● Problem details
In the listing that follows, retype every line from the first through the one containing "Arial, Helvetica, sans-serif';". Pictures are to be left out.

--- begin ---

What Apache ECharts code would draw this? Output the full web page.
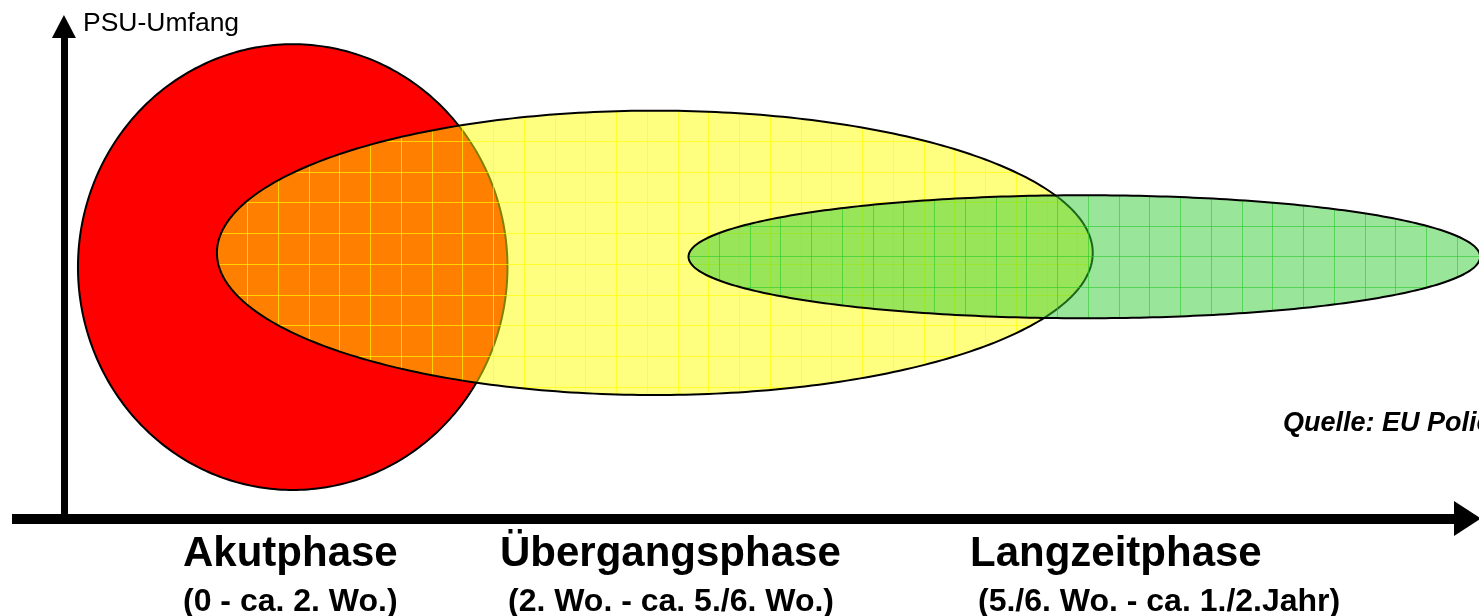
<!DOCTYPE html>
<html><head><meta charset="utf-8">
<script src="https://cdn.jsdelivr.net/npm/echarts@6/dist/echarts.min.js"></script>
<style>html,body{margin:0;padding:0;background:#fff;overflow:hidden}#c{width:1479px;height:616px}</style>
</head><body><div id="c"></div>
<script>
// ---- data ----
const phases = ['Akutphase', 'Übergangsphase', 'Langzeitphase'];
const periods = ['(0 - ca. 2. Wo.)', '(2. Wo. - ca. 5./6. Wo.)', '(5./6. Wo. - ca. 1./2.Jahr)'];
const centerX = [16.3, 42.1, 72.7];
const centerY = [51.1, 54.0, 53.2];
const radiusX = [15.3, 31.2, 28.2];
const radiusY = [45.3, 28.9, 12.5];
const yAxisName = 'PSU-Umfang';
const sourceNote = 'Quelle: EU Policy';

// ---- styles ----
const fills = ['#ff0000', 'rgba(255,255,0,0.5)', 'rgba(51,204,51,0.5)'];
const gridColors = [null, 'rgba(255,255,0,0.65)', 'rgba(40,200,40,0.6)'];
const CELL = 30.75;
const FONT = '"Liberation Sans", Arial, Helvetica, sans-serif';

function ellipsePoints(cx, cy, rx, ry) {
  const pts = [];
  for (let k = 0; k < 360; k++) {
    const t = k / 360 * 2 * Math.PI;
    pts.push([cx + rx * Math.cos(t), cy + ry * Math.sin(t)]);
  }
  return pts;
}

function renderItem(params, api) {
  const i = params.dataIndex;
  const c = api.coord([api.value(0), api.value(1)]);
  const s = api.size([api.value(2), api.value(3)]);
  const cx = c[0], cy = c[1], rx = s[0], ry = s[1];
  const pts = ellipsePoints(cx, cy, rx, ry);
  const children = [{ type: 'polygon', shape: { points: pts }, style: { fill: fills[i], stroke: null } }];
  if (gridColors[i]) {
    for (let x = cx - rx + CELL; x < cx + rx; x += CELL) {
      const u = (x - cx) / rx;
      const h = ry * Math.sqrt(Math.max(0, 1 - u * u));
      const xx = Math.floor(x) + 0.5;
      children.push({ type: 'line', shape: { x1: xx, y1: cy - h, x2: xx, y2: cy + h }, style: { stroke: gridColors[i], lineWidth: 1 } });
    }
    for (let y = cy - ry + CELL; y < cy + ry; y += CELL) {
      const v = (y - cy) / ry;
      const w = rx * Math.sqrt(Math.max(0, 1 - v * v));
      const yy = Math.floor(y) + 0.5;
      children.push({ type: 'line', shape: { x1: cx - w, y1: yy, x2: cx + w, y2: yy }, style: { stroke: gridColors[i], lineWidth: 1 } });
    }
  }
  children.push({ type: 'polygon', shape: { points: pts }, style: { fill: null, stroke: '#000', lineWidth: 2 } });
  return { type: 'group', children: children };
}

const seriesData = phases.map((p, i) => [centerX[i], centerY[i], radiusX[i], radiusY[i]]);

const labelLeft = [183, 500, 970];
const subLeft = [183, 508, 978];
const graphics = [];
phases.forEach((p, i) => {
  graphics.push({ type: 'text', x: labelLeft[i], y: 554, silent: true,
    style: { text: p, font: 'bold 42px ' + FONT, fill: '#000', textAlign: 'left', textVerticalAlign: 'middle', align: 'left', verticalAlign: 'middle' } });
  graphics.push({ type: 'text', x: subLeft[i], y: 602, silent: true,
    style: { text: periods[i], font: 'bold 32px ' + FONT, fill: '#000', textAlign: 'left', textVerticalAlign: 'middle', align: 'left', verticalAlign: 'middle' } });
});
graphics.push({ type: 'text', x: 83, y: 24, silent: true,
  style: { text: yAxisName, font: '26.5px ' + FONT, fill: '#000', textAlign: 'left', textVerticalAlign: 'middle', align: 'left', verticalAlign: 'middle' } });
graphics.push({ type: 'text', x: 1283, y: 424, silent: true,
  style: { text: sourceNote, font: 'italic bold 27px ' + FONT, fill: '#000', textAlign: 'left', textVerticalAlign: 'middle', align: 'left', verticalAlign: 'middle' } });

const chart = echarts.init(document.getElementById('c'), null, { renderer: 'canvas' });
chart.setOption({
  animation: false,
  backgroundColor: '#fff',
  grid: { left: 12, right: 11.5, top: 26.5, bottom: 97.5, containLabel: false },
  xAxis: {
    type: 'value', min: -3.7, max: 100,
    axisLine: { show: true, onZero: true, symbol: ['none', 'triangle'], symbolSize: [35, 27], lineStyle: { color: '#000', width: 10, cap: 'butt' } },
    axisTick: { show: false }, axisLabel: { show: false }, splitLine: { show: false }
  },
  yAxis: {
    type: 'value', min: 0, max: 100,
    axisLine: { show: true, onZero: true, symbol: ['none', 'triangle'], symbolSize: [24, 23], lineStyle: { color: '#000', width: 7, cap: 'butt' } },
    axisTick: { show: false }, axisLabel: { show: false }, splitLine: { show: false }
  },
  series: [{
    type: 'custom', clip: false, silent: true,
    renderItem: renderItem,
    encode: { x: 0, y: 1 },
    data: seriesData,
    z: 1
  }],
  graphic: graphics
});
</script></body></html>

--- end ---

● Solution
What Apache ECharts code would draw this? Output the full web page.
<!DOCTYPE html>
<html><head><meta charset="utf-8">
<script src="https://cdn.jsdelivr.net/npm/echarts@6/dist/echarts.min.js"></script>
<style>html,body{margin:0;padding:0;background:#fff;overflow:hidden}#c{width:1479px;height:616px}</style>
</head><body><div id="c"></div>
<script>
// ---- data ----
const phases = ['Akutphase', 'Übergangsphase', 'Langzeitphase'];
const periods = ['(0 - ca. 2. Wo.)', '(2. Wo. - ca. 5./6. Wo.)', '(5./6. Wo. - ca. 1./2.Jahr)'];
const centerX = [16.3, 42.1, 72.7];
const centerY = [51.1, 54.0, 53.2];
const radiusX = [15.3, 31.2, 28.2];
const radiusY = [45.3, 28.9, 12.5];
const yAxisName = 'PSU-Umfang';
const sourceNote = 'Quelle: EU Policy';

// ---- styles ----
const fills = ['#ff0000', 'rgba(255,255,0,0.5)', 'rgba(51,204,51,0.5)'];
const gridColors = [null, 'rgba(255,255,0,0.65)', 'rgba(40,200,40,0.6)'];
const CELL = 30.75;
const FONT = '"Liberation Sans", Arial, Helvetica, sans-serif';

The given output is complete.